Vulkan: weird performance of uniform buffer

One of the inputs of my fragment shader is an array of 5 structures. The shader computes a color based on each of the 5 structures. In the end, these 5 colors are summed together to produce the final output. The total size of the array is 1440 bytes. To accommodate the alignment of the uniform buffer, the size of the uniform buffer changes to 1920 bytes.

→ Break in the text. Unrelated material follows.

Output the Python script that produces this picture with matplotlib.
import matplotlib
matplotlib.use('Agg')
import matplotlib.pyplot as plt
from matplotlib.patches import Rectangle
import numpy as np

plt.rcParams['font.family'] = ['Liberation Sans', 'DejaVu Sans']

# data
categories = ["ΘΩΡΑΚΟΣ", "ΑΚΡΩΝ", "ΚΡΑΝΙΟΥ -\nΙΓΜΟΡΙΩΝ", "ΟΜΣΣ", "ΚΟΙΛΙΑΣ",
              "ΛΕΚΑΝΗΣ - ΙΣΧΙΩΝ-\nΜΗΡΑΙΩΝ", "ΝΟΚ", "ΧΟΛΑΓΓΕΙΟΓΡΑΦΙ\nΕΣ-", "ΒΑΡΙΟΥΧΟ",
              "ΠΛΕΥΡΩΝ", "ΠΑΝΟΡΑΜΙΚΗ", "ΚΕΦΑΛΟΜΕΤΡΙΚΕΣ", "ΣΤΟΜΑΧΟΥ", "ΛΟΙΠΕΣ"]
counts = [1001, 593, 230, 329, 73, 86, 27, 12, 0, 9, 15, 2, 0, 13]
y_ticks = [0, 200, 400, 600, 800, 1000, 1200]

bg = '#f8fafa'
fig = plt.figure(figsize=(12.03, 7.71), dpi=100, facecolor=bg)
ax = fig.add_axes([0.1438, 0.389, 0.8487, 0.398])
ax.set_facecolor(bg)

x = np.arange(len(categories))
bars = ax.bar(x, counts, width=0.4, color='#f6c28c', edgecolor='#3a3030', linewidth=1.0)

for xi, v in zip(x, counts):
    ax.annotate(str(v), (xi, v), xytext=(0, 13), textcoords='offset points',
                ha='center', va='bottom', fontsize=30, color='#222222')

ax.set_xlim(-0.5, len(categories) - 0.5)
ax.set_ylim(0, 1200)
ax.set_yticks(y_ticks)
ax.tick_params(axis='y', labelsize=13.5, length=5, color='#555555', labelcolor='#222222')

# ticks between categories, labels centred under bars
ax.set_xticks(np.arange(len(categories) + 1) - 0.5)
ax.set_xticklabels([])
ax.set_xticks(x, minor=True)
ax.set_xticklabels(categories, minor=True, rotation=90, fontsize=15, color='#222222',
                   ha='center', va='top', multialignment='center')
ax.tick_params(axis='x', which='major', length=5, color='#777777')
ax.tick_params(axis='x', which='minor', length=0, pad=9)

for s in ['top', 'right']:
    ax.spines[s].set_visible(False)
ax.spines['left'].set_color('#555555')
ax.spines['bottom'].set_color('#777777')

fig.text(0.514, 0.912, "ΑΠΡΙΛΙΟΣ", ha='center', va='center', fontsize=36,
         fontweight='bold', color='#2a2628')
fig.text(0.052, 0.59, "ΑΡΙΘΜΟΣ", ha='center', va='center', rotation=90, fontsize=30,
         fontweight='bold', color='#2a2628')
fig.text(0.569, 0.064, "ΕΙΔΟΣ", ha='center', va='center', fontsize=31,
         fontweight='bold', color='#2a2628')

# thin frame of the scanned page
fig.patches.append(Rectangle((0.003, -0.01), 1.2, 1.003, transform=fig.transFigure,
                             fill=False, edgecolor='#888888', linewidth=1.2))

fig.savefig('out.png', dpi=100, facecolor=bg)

1- If I define the array of 5 structures as a uniform buffer array, the rendering takes 5ms (measured by Nsight Graphics). The uniform buffer's memory property is 'VK_MEMORY_PROPERTY_HOST_VISIBLE_BIT | VK_MEMORY_PROPERTY_HOST_COHERENT_BIT'. The uniform buffer in glsl is defined as follows

layout(set=0,binding=0) uniform UniformStruct { A a; } us[];

layout(location=0) out vec4 c;
void main() 
    vec4 col = vec4(0); 
    for (int i = 0; i < 5; i++)   
      col += func(us[nonuniformEXT(i)]);
    c = col;

Besides, I'm using 'GL_EXT_nonuniform_qualifier' extension to access the uniform buffer array. This seems the most straightforward way for me but there are alternative implementations.

2- I can split the rendering from one vkCmdDraw to five vkCmdDraw, change the framebuffer's blend mode from overwriting to addition and define a uniform buffer instead of a uniform buffer array in the fragment shader. On the CPU side, I change the descriptor type from UNIFORM_BUFFER to UNIFORM_BUFFER_DYNAMICS. Before each vkCmdDraw, I bind the dynamic uniform buffer and the corresponding offsets. In the fragment shader, the for loop is removed. Although it seems that it should be slower than the first method, it is surprisingly much faster than the first method. The rendering only takes 2ms total for 5 draws.

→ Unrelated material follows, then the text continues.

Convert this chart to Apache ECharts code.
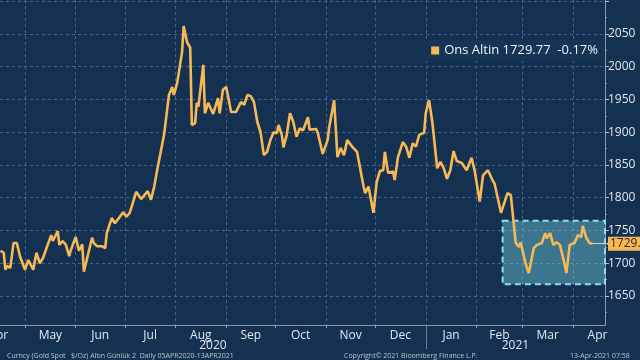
<!DOCTYPE html>
<html><head><meta charset="utf-8">
<script src="https://cdn.jsdelivr.net/npm/echarts@6/dist/echarts.min.js"></script>
<style>html,body{margin:0;padding:0;background:#143152;}#c{width:640px;height:360px;}</style>
</head><body><div id="c"></div>
<script>
const dates = ['2020-04-16','2020-04-18','2020-04-19','2020-04-20','2020-04-22','2020-04-24','2020-04-26','2020-04-28','2020-04-29','2020-05-01','2020-05-03','2020-05-04','2020-05-06','2020-05-08','2020-05-10','2020-05-12','2020-05-17','2020-05-18','2020-05-21','2020-05-22','2020-05-24','2020-05-26','2020-05-28','2020-05-29','2020-06-01','2020-06-03','2020-06-05','2020-06-06','2020-06-08','2020-06-11','2020-06-12','2020-06-14','2020-06-17','2020-06-19','2020-06-20','2020-06-23','2020-06-25','2020-06-28','2020-06-30','2020-07-02','2020-07-04','2020-07-08','2020-07-11','2020-07-15','2020-07-17','2020-07-19','2020-07-21','2020-07-25','2020-07-28','2020-07-30','2020-07-31','2020-08-02','2020-08-03','2020-08-05','2020-08-06','2020-08-08','2020-08-10','2020-08-11','2020-08-13','2020-08-14','2020-08-15','2020-08-18','2020-08-19','2020-08-21','2020-08-24','2020-08-25','2020-08-27','2020-08-28','2020-08-30','2020-09-01','2020-09-04','2020-09-07','2020-09-08','2020-09-10','2020-09-12','2020-09-14','2020-09-16','2020-09-18','2020-09-19','2020-09-20','2020-09-22','2020-09-24','2020-09-25','2020-09-26','2020-09-28','2020-09-30','2020-10-02','2020-10-03','2020-10-05','2020-10-06','2020-10-08','2020-10-10','2020-10-12','2020-10-14','2020-10-16','2020-10-18','2020-10-21','2020-10-22','2020-10-26','2020-10-27','2020-10-30','2020-11-02','2020-11-03','2020-11-06','2020-11-07','2020-11-08','2020-11-10','2020-11-12','2020-11-14','2020-11-17','2020-11-20','2020-11-21','2020-11-24','2020-11-25','2020-11-27','2020-11-30','2020-12-02','2020-12-04','2020-12-06','2020-12-07','2020-12-09','2020-12-12','2020-12-13','2020-12-15','2020-12-18','2020-12-20','2020-12-22','2020-12-24','2020-12-26','2020-12-28','2020-12-31','2021-01-01','2021-01-03','2021-01-05','2021-01-06','2021-01-08','2021-01-10','2021-01-12','2021-01-14','2021-01-16','2021-01-18','2021-01-20','2021-01-23','2021-01-26','2021-01-29','2021-01-31','2021-02-03','2021-02-05','2021-02-08','2021-02-11','2021-02-12','2021-02-16','2021-02-17','2021-02-20','2021-02-22','2021-02-25','2021-02-27','2021-02-28','2021-03-03','2021-03-05','2021-03-08','2021-03-10','2021-03-13','2021-03-15','2021-03-16','2021-03-18','2021-03-20','2021-03-22','2021-03-24','2021-03-26','2021-03-28','2021-03-30','2021-04-02','2021-04-04','2021-04-06','2021-04-07','2021-04-09','2021-04-11','2021-04-13'];
const prices = [1719,1716,1690,1696,1693,1731,1731,1710,1711,1690,1705,1706,1690,1716,1700,1708,1743,1734,1749,1728,1734,1728,1711,1720,1740,1719,1729,1687,1708,1739,1731,1726,1726,1723,1746,1769,1761,1771,1778,1771,1777,1809,1798,1810,1797,1817,1845,1896,1957,1969,1957,1975,1977,2022,2062,2038,2029,1911,1914,1945,1939,2003,1929,1945,1928,1928,1952,1929,1965,1969,1931,1931,1934,1946,1942,1957,1955,1946,1948,1916,1900,1865,1862,1870,1888,1900,1899,1911,1896,1877,1896,1929,1916,1893,1906,1903,1923,1904,1905,1899,1867,1888,1908,1949,1949,1862,1876,1865,1888,1878,1870,1870,1817,1807,1817,1777,1824,1841,1842,1870,1838,1840,1827,1862,1885,1878,1861,1883,1878,1896,1899,1929,1949,1916,1914,1845,1855,1845,1829,1842,1871,1856,1853,1842,1861,1840,1794,1834,1842,1826,1822,1777,1777,1807,1804,1731,1725,1732,1700,1685,1723,1728,1731,1746,1738,1746,1728,1732,1728,1708,1685,1728,1731,1743,1740,1757,1740,1731,1729.77];

const seriesName = 'Ons Altin';
const lastPrice = 1729.77;
const changePct = '-0.17%';
const monthStarts = ['2020-04-01','2020-05-01','2020-06-01','2020-07-01','2020-08-01','2020-09-01','2020-10-01','2020-11-01','2020-12-01','2021-01-01','2021-02-01','2021-03-01','2021-04-01','2021-05-01'];
const monthNames = ['Apr','May','Jun','Jul','Aug','Sep','Oct','Nov','Dec','Jan','Feb','Mar','Apr'];
const yearStart = '2021-01-01';
const yearNames = ['2020','2021'];
const yLabels = [1650,1700,1750,1800,1850,1900,1950,2000,2050];
const yTicks = [1650,1700,1750,1800,1850,1900,1950,2000,2050,2100];
const yMinor = [1625,1675,1725,1775,1825,1875,1925,1975,2025,2075];
const boxRange = {start:'2021-02-17', low:1668, high:1765};

function ts(s){const p=s.split('-').map(Number);return new Date(p[0],p[1]-1,p[2]).getTime();}
const H = 3600*1000;
const xMin = ts('2020-04-15') + 17*H;
const xMax = ts('2021-04-20') + 14*H;
const yMin = 1605.7, yMax = 2101.9;

const startsTs = monthStarts.map(ts);
const midTs = [];
for (let i=0;i<monthNames.length;i++){ midTs.push(Math.max(xMin + 12*H, (startsTs[i]+startsTs[i+1])/2)); }
const yearTs = ts(yearStart);
const yearCenters = [(xMin+yearTs)/2, (yearTs+xMax)/2];

const data = dates.map((d,i)=>[ts(d), prices[i]]);
const lastTs = ts(dates[dates.length-1]);

function nearestIdx(arr, v){let best=0,bd=Infinity;arr.forEach((m,i)=>{const dd=Math.abs(m-v);if(dd<bd){bd=dd;best=i;}});return best;}

const font = '"Open Sans", "Noto Sans", sans-serif';
const chart = echarts.init(document.getElementById('c'));
chart.setOption({
  backgroundColor:'#143152',
  animation:false,
  textStyle:{fontFamily:font},
  title:[
    {text:'Curncy (Gold Spot   $/Oz) Altın Günlük 2  Daily 05APR2020-13APR2021', left:2, top:347, textStyle:{fontSize:7,color:'#b9c3cf',fontWeight:'normal',fontFamily:font}},
    {text:'Copyright© 2021 Bloomberg Finance L.P.', left:339, top:347, textStyle:{fontSize:7,color:'#b9c3cf',fontWeight:'normal',fontFamily:font}},
    {text:'13-Apr-2021 07:58', left:565, top:347, textStyle:{fontSize:7,color:'#b9c3cf',fontWeight:'normal',fontFamily:font}}
  ],
  legend:{
    data:[{name:seriesName, icon:'rect'}],
    right:36, top:40, itemWidth:8, itemHeight:8, itemGap:4,
    backgroundColor:'#163556', padding:[4,6,4,8],
    formatter: n => n + ' ' + lastPrice.toFixed(2) + '  ' + changePct,
    textStyle:{color:'#eef2f6', fontSize:13, fontFamily:font}
  },
  grid:{left:0, right:35, top:0, bottom:35, containLabel:false, outerBoundsMode:'none'},
  xAxis:[
    {type:'value', min:xMin, max:xMax, position:'bottom',
     axisLine:{show:true, lineStyle:{color:'#8d9bab', width:1}},
     axisTick:{show:true, customValues:startsTs, length:3, lineStyle:{color:'#8d9bab'}},
     axisLabel:{show:false},
     splitLine:{show:true, lineStyle:{color:'#45668a', type:[3,3], width:1}}},
    {type:'value', min:xMin, max:xMax, position:'bottom',
     axisLine:{show:false}, axisTick:{show:false}, splitLine:{show:false},
     axisLabel:{show:true, customValues:midTs, margin:5, color:'#e2e8ef', fontSize:12, fontFamily:font,
       hideOverlap:false,
       formatter:(v)=>{const i=nearestIdx(midTs, v); return i===0 ? '{e|'+monthNames[i]+'}' : monthNames[i];},
       rich:{e:{color:'#e2e8ef', fontSize:12, fontFamily:font, padding:[0,5,0,0]}}}},
    {type:'value', min:xMin, max:xMax, position:'bottom',
     axisLine:{show:false}, splitLine:{show:false},
     axisTick:{show:true, customValues:[yearTs], length:24, lineStyle:{color:'#6f8197'}},
     axisLabel:{show:true, customValues:yearCenters, margin:15, color:'#e2e8ef', fontSize:12, fontFamily:font,
       formatter:(v)=> v < yearTs ? yearNames[0] : yearNames[1]}}
  ],
  yAxis:[
    {type:'value', position:'right', min:yMin, max:yMax,
     axisLine:{show:true, lineStyle:{color:'#8d9bab'}},
     axisTick:{show:true, inside:false, length:4, customValues:yTicks, lineStyle:{color:'#b7c2ce'}},
     axisLabel:{show:true, customValues:yLabels, margin:3, color:'#e2e8ef', fontSize:12, fontFamily:font,
       formatter:(v)=>String(Math.round(v))},
     splitLine:{show:true, lineStyle:{color:'#45668a', type:[3,3], width:1}}},
    {type:'value', position:'right', min:yMin, max:yMax,
     axisLine:{show:false}, axisLabel:{show:false}, splitLine:{show:false},
     axisTick:{show:true, length:2, customValues:yMinor, lineStyle:{color:'#8d9bab'}}}
  ],
  series:[
    {name:seriesName, type:'line', xAxisIndex:0, yAxisIndex:0, data:data, showSymbol:false, z:2,
     lineStyle:{color:'#f6b955', width:2.6}, itemStyle:{color:'#f6b955'},
     markLine:{silent:true, symbol:['none','none'],
       lineStyle:{color:'#cfd6c8', width:1, type:'solid'},
       label:{show:true, position:'end', distance:3, formatter:()=>lastPrice.toFixed(2),
         backgroundColor:'#f6b955', color:'#1b2430', fontSize:12, padding:[1,2,1,2], fontFamily:font},
       data:[[{coord:[lastTs,lastPrice]},{coord:[xMax,lastPrice]}]]},
     markPoint:{silent:true, symbol:'triangle', symbolSize:[9,6], symbolRotate:90, symbolOffset:[4,0],
       itemStyle:{color:'#f6b955'}, label:{show:false},
       data:[{coord:[xMax,lastPrice]}]}
    },
    {name:'box', type:'line', xAxisIndex:0, yAxisIndex:0, data:[], z:5,
     markArea:{silent:true,
       itemStyle:{color:'rgba(110,200,215,0.45)', borderColor:'#8fdcec', borderWidth:2, borderType:[6,4]},
       data:[[{coord:[ts(boxRange.start), boxRange.high]},{coord:[xMax, boxRange.low]}]]}}
  ]
});
</script></body></html>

3- If I define the array of 5 structures as a storage buffer and do one vkCmdDraw, the rendering takes only 1.4ms. In other words, if I change the array from the uniform buffer array to storage buffer but keep anything else the same as 1, it becomes faster.

4- If I define the array of 5 structures as a global constant in the glsl and do one vkCmdDraw, the rendering takes only 0.5ms.

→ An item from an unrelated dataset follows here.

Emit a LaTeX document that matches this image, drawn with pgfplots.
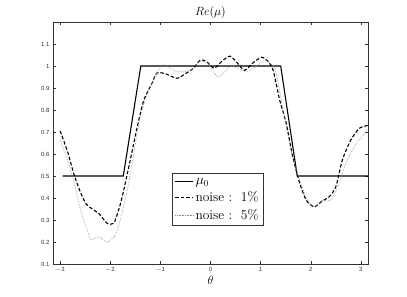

In my opinion, 4 should be the fastest way, which is true in the test. Then 1 should be the next. Both 2 and 3 should be slower than 1. However, Neither 2 or 3 is slower than 1. In contrast, they are much faster than 1. Any ideas why using uniform buffer array slows down the rendering? Is it because it is a host visible buffer?

When it comes to UBOs, there are two kinds of hardware: the kind where UBOs are specialized hardware and the kind where they aren't. For GPUs where UBOs are not specialized hardware, a UBO is really just a readonly SSBO. You can usually tell the difference because hardware where UBOs are specialized will have different size limits on them from those of SSBOs.

For specialized hardware-based UBOs (which NVIDIA still uses, if I recall correctly), each UBO represents an upload from memory into a big block of constant data that all invocations of a particular shader stage can access.

For this kind of hardware, an array of UBOs is basically creating an array out of segments of this block of constant data. And some hardware has multiple blocks of constant data, so indexing then with non-constant expressions is tricky. This is why non-constant access to such indices is an optional feature of Vulkan.

By contrast, a UBO which contains an array is just one big UBO. It's special only in how big it is. Indexing through an array within a UBO is no different from indexing any array. There are no special rules with regard to the uniformity of the index of such accesses.

So stop using an array of UBOs and just use a single UBO which contains an array of data:

layout(set=0,binding=0) uniform UniformStruct { A a[5]; } us;

It'll also avoid additional padding due to alignment, additional descriptors, additional buffers, etc.

However, you might also speed things up by not lying to Vulkan. The expression nonuniformEXT(i) states that the expression i is not dynamically uniform . This is incorrect. Every shader invocation that executes this loop will generate i expressions that have values from 0 to 4. Every dynamic instance of the expression i for any invocation will have the same value at that place in the code as every other.

Therefore i is dynamically uniform, so telling Vulkan that it isn't is not helpful.